12/06/2007

Protecting old-growth forests in Poland

Over 100,000 signatures have been forwarded to the Polish government, calling for the protection of Europe’s last remaining stands of natural forests.

The signature drive is part of a WWF campaign to safeguard ancient woodlands in Poland’s Bialowieza Primaeval Forest from logging and other unsustainable forest activities.

In February 2007, a report by Poland’s public audit body, the Supreme Chamber of Control, exposed inadequacies concerning forest management in the country’s most valuable forest areas.

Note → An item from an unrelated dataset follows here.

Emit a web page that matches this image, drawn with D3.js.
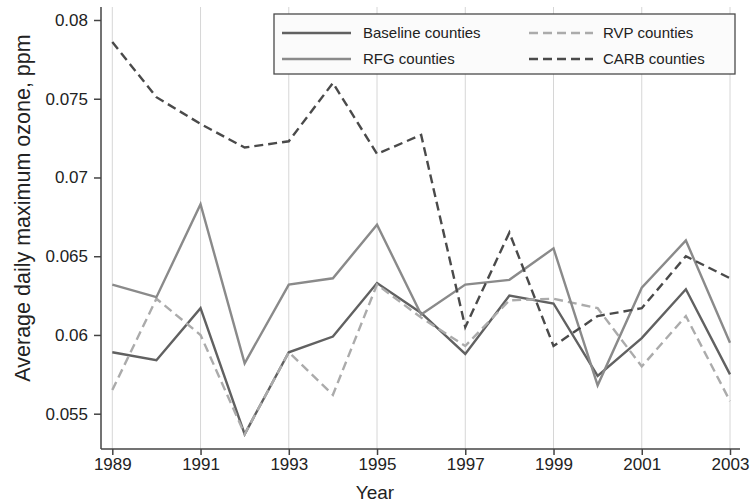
<!DOCTYPE html>
<html>
<head>
<meta charset="utf-8">
<script src="https://cdn.jsdelivr.net/npm/d3@7"></script>
<style>
  body { margin: 0; background: #fff; }
  svg { display: block; font-family: "Liberation Sans", Arial, Helvetica, sans-serif; }
  .grid line { stroke: #d6d6d6; stroke-width: 1; }
  .axis-line { stroke: #444; stroke-width: 1.5; }
  .os .tick line { stroke: #444; stroke-width: 1.5; }
  .os .tick text { fill: #222; font-size: 17px; }
  .series { fill: none; stroke-width: 2.4; stroke-linejoin: miter; }
</style>
</head>
<body>
<div id="okvir"></div>
<script>
// podatci procitani sa slike
const years = [1989, 1990, 1991, 1992, 1993, 1994, 1995, 1996, 1997, 1998, 1999, 2000, 2001, 2002, 2003];
const baseline = [0.0589, 0.0584, 0.0617, 0.0537, 0.0589, 0.0599, 0.0633, 0.0614, 0.0588, 0.0625, 0.0620, 0.0574, 0.0598, 0.0629, 0.0575];
const rvp      = [0.0565, 0.0623, 0.0600, 0.0537, 0.0589, 0.0562, 0.0632, 0.0611, 0.0593, 0.0622, 0.0623, 0.0617, 0.0580, 0.0612, 0.0558];
const rfg      = [0.0632, 0.0624, 0.0683, 0.0582, 0.0632, 0.0636, 0.0670, 0.0613, 0.0632, 0.0635, 0.0655, 0.0568, 0.0630, 0.0660, 0.0595];
const carb     = [0.0786, 0.0751, 0.0734, 0.0719, 0.0723, 0.0760, 0.0715, 0.0727, 0.0605, 0.0665, 0.0593, 0.0612, 0.0617, 0.0650, 0.0636];

const seriesNames = ["Baseline counties", "RVP counties", "RFG counties", "CARB counties"];
const xTicks = [1989, 1991, 1993, 1995, 1997, 1999, 2001, 2003];
const yTicks = [0.055, 0.06, 0.065, 0.07, 0.075, 0.08];
const yTickLabels = ["0.055", "0.06", "0.065", "0.07", "0.075", "0.08"];

const drawChart = () => {
  const dimensions = {
    width: 752,
    height: 502,
    margin: { top: 7, right: 12, bottom: 53, left: 101 }
  };
  dimensions.boundsWidth = dimensions.width - dimensions.margin.left - dimensions.margin.right;
  dimensions.boundsHeight = dimensions.height - dimensions.margin.top - dimensions.margin.bottom;

  const styles = [
    { color: "#616161", dash: null },
    { color: "#ababab", dash: "9,5" },
    { color: "#8a8a8a", dash: null },
    { color: "#4a4a4a", dash: "9,5" }
  ];
  const seriesValues = [baseline, rvp, rfg, carb];
  const data = seriesValues.map((vals, i) => ({
    name: seriesNames[i],
    style: styles[i],
    points: years.map((yr, j) => ({ year: yr, value: vals[j] }))
  }));

  const svg = d3.select("#okvir")
    .append("svg")
      .attr("width", dimensions.width)
      .attr("height", dimensions.height);

  const bounds = svg.append("g")
    .attr("transform", `translate(${dimensions.margin.left}, ${dimensions.margin.top})`);

  const xScale = d3.scaleLinear()
    .domain([1989, 2003])
    .range([11.3, 629]);

  const yScale = d3.scaleLinear()
    .domain([0.055, 0.08])
    .range([406.7, 13]);

  // mreza
  bounds.append("g").attr("class", "grid")
    .selectAll("line")
    .data(xTicks)
    .join("line")
      .attr("x1", d => xScale(d))
      .attr("x2", d => xScale(d))
      .attr("y1", 0)
      .attr("y2", dimensions.boundsHeight);

  // linije
  const lineGenerator = d3.line()
    .x(d => xScale(d.year))
    .y(d => yScale(d.value));

  bounds.selectAll(".series")
    .data(data)
    .join("path")
      .attr("class", "series")
      .attr("stroke", d => d.style.color)
      .attr("stroke-dasharray", d => d.style.dash)
      .attr("d", d => lineGenerator(d.points));

  // osi
  const yAxis = bounds.append("g")
    .attr("class", "os")
    .call(d3.axisLeft(yScale).tickValues(yTicks).tickSize(7).tickPadding(6)
      .tickFormat((d, i) => yTickLabels[i]));
  yAxis.select(".domain").remove();

  const xAxis = bounds.append("g")
    .attr("class", "os")
    .attr("transform", `translate(0, ${dimensions.boundsHeight})`)
    .call(d3.axisBottom(xScale).tickValues(xTicks).tickSize(6).tickPadding(3)
      .tickFormat(d3.format("d")));
  xAxis.select(".domain").remove();

  bounds.append("line").attr("class", "axis-line")
    .attr("x1", 0).attr("x2", 0)
    .attr("y1", 0).attr("y2", dimensions.boundsHeight);
  bounds.append("line").attr("class", "axis-line")
    .attr("x1", 0).attr("x2", dimensions.boundsWidth)
    .attr("y1", dimensions.boundsHeight).attr("y2", dimensions.boundsHeight);

  // naslovi osi
  svg.append("text")
    .attr("x", 375)
    .attr("y", 499)
    .attr("text-anchor", "middle")
    .style("font-size", "19px")
    .style("fill", "#222")
    .text("Year");

  svg.append("text")
    .attr("transform", "translate(30, 208) rotate(-90)")
    .attr("text-anchor", "middle")
    .style("font-size", "21.5px")
    .style("fill", "#222")
    .text("Average daily maximum ozone, ppm");

  // legenda
  const legend = svg.append("g").attr("transform", "translate(274, 14)");
  legend.append("rect")
    .attr("width", 461)
    .attr("height", 60)
    .attr("fill", "#fbfbfb")
    .attr("stroke", "#4a4a4a")
    .attr("stroke-width", 1.3);

  const legendPos = [
    { x: 8, y: 19 },
    { x: 255, y: 19 },
    { x: 8, y: 45 },
    { x: 255, y: 45 }
  ];
  const items = legend.selectAll(".item")
    .data(data)
    .join("g")
      .attr("class", "item")
      .attr("transform", (d, i) => `translate(${legendPos[i].x}, ${legendPos[i].y})`);

  items.append("line")
    .attr("x1", 0)
    .attr("x2", (d, i) => i % 2 === 0 ? 69 : 64)
    .attr("stroke", d => d.style.color)
    .attr("stroke-width", 2.4)
    .attr("stroke-dasharray", d => d.style.dash);

  items.append("text")
    .attr("x", (d, i) => i % 2 === 0 ? 81 : 74)
    .attr("dy", "0.35em")
    .style("font-size", "15px")
    .style("fill", "#222")
    .text(d => d.name);
};

drawChart();
</script>
</body>
</html>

In October 2007, the Council of Europe suspended the European Diploma of Protected Areas awarded to the Bialowieza National Park because of lack of sufficient protection.

Also in 2007, the Forest Stewardship Council — an international, non-profit organization dedicated to ensuring environmentally responsible forest management — suspended certification for this region for similar reasons.

“For years, Polish politicians have been passively looking on as the degradation of this unique woodland continued,” said Ireneusz Chojnacki, WWF-Poland’s Programme Director. “Today, they may well have a one-time opportunity to do something about it.”

A special task force set up by Poland’s President, Lech Kaczynski has already drafted legislation to ensure protection of the forest, including extending the Bialowieza National Forest to encompass currently unprotected ancient forest strands. As part of the legislation, a special socio-economic programme has been planned to promote sustainable tourism for local communities living near the forest.

“Over 100,000 people demand that this legislative initiative be accepted by the president and then voted upon by the Polish Parliament,” added Chojnacki.

Home to lynx, wolves and other wildlife, the Bialowieza Forest is the last natural forest on the Central European lowland. Although it is listed as a UNESCO World Heritage site, together with the Belovezhskaya Pushcha National Park on the Belarus side, only 17% of the Polish area of the forest is protected as a national park.

The WWF campaign is aimed at improving the level of protection of the old-growth, primeval forests in and around the park.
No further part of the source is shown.